== Collected material ==
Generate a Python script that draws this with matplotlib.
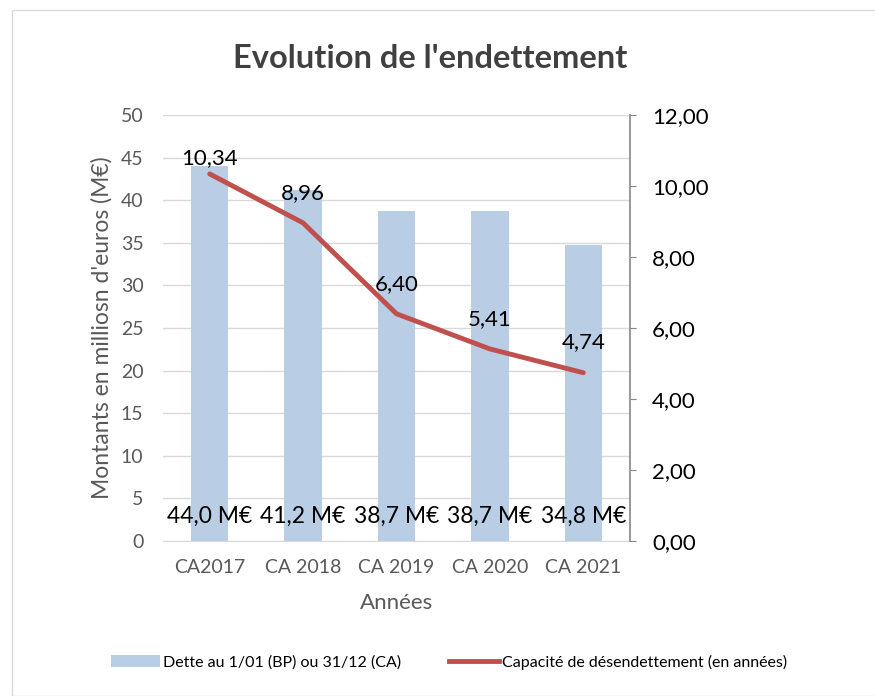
import matplotlib
matplotlib.use("Agg")
import matplotlib.pyplot as plt
from matplotlib.lines import Line2D
from matplotlib.patches import Patch, Rectangle

categories = ["CA2017", "CA 2018", "CA 2019", "CA 2020", "CA 2021"]
dette = [44.0, 41.2, 38.7, 38.7, 34.8]
capacite = [10.34, 8.96, 6.40, 5.41, 4.74]
left_ticks = [0, 5, 10, 15, 20, 25, 30, 35, 40, 45, 50]
right_ticks = [0, 2, 4, 6, 8, 10, 12]

plt.rcParams['font.family'] = ['Lato', 'DejaVu Sans']
txt = '#000000'
grey = '#595959'

fig = plt.figure(figsize=(8.75, 6.96), dpi=100)
fig.patches.append(Rectangle((12/875, 0), 1, 1 - 10/696, transform=fig.transFigure,
                             fill=False, edgecolor='#d9d9d9', linewidth=1))
ax = fig.add_axes([163/875, 1 - 541/696, 467/875, 426/696])
x = list(range(len(categories)))
ax.bar(x, dette, width=0.40, color='#b9cde5', zorder=2)
ax.set_xlim(-0.5, 4.5)
ax.set_ylim(0, 50)
ax.set_yticks(left_ticks)
ax.grid(axis='y', color='#d9d9d9', linewidth=1, zorder=0)
ax.set_axisbelow(True)
for s in ['top', 'right', 'left']:
    ax.spines[s].set_visible(False)
ax.spines['bottom'].set_color('#d9d9d9')
ax.tick_params(axis='both', length=0, labelsize=14, colors=grey)
ax.tick_params(axis='y', pad=14)
ax.tick_params(axis='x', pad=13)
ax.set_xticks(x)
ax.set_xticklabels(categories)
ax.set_xlabel("Années", fontsize=16, color=grey, labelpad=12)
ax.set_ylabel("Montants en milliosn d'euros (M€)", fontsize=16.5, color=grey, labelpad=6)
for i, v in enumerate(dette):
    ax.text(i, 2.9, f"{v:.1f} M€".replace('.', ','), ha='center', va='center',
            fontsize=16.5, color=txt, zorder=5)

ax2 = ax.twinx()
ax2.plot(x, capacite, color='#c0504d', linewidth=3.5, solid_capstyle='round', zorder=4)
ax2.set_ylim(0, 12)
ax2.set_yticks(right_ticks)
ax2.set_yticklabels([f"{t:.2f}".replace('.', ',') for t in right_ticks])
for s in ['top', 'left', 'bottom']:
    ax2.spines[s].set_visible(False)
ax2.spines['right'].set_color('#868686')
ax2.spines['right'].set_linewidth(1.2)
ax2.tick_params(axis='y', direction='out', length=4, color='#868686', labelsize=16,
                labelcolor=txt, pad=12)
for i, v in enumerate(capacite):
    ax2.text(i, min(v + 0.85, 10.8), f"{v:.2f}".replace('.', ','), ha='center',
             va='center', fontsize=16, color=txt, zorder=6)

fig.text(430/875, 1 - 58/696, "Evolution de l'endettement", ha='center', va='center',
         fontsize=23.5, fontweight='bold', color='#404040')

handles = [Patch(facecolor='#b9cde5', edgecolor='none'),
           Line2D([0], [0], color='#c0504d', linewidth=3.5)]
labels = ["Dette au 1/01 (BP) ou 31/12 (CA)", "Capacité de désendettement (en années)"]
fig.legend(handles, labels, loc='center', bbox_to_anchor=(449/875, 1 - 662/696),
           ncol=2, frameon=False, fontsize=11.5, handlelength=3.1, handletextpad=0.2,
           columnspacing=3.0, labelcolor=txt)

fig.savefig("out.png", dpi=100)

== Task objective ==
Restate each line from the start of the listing through the line bearing "from matplotlib.patches import" word for word. Drop the pictures.

== Solution to this exercise ==
Generate a Python script that draws this with matplotlib.
import matplotlib
matplotlib.use("Agg")
import matplotlib.pyplot as plt
from matplotlib.lines import Line2D
from matplotlib.patches import Patch, Rectangle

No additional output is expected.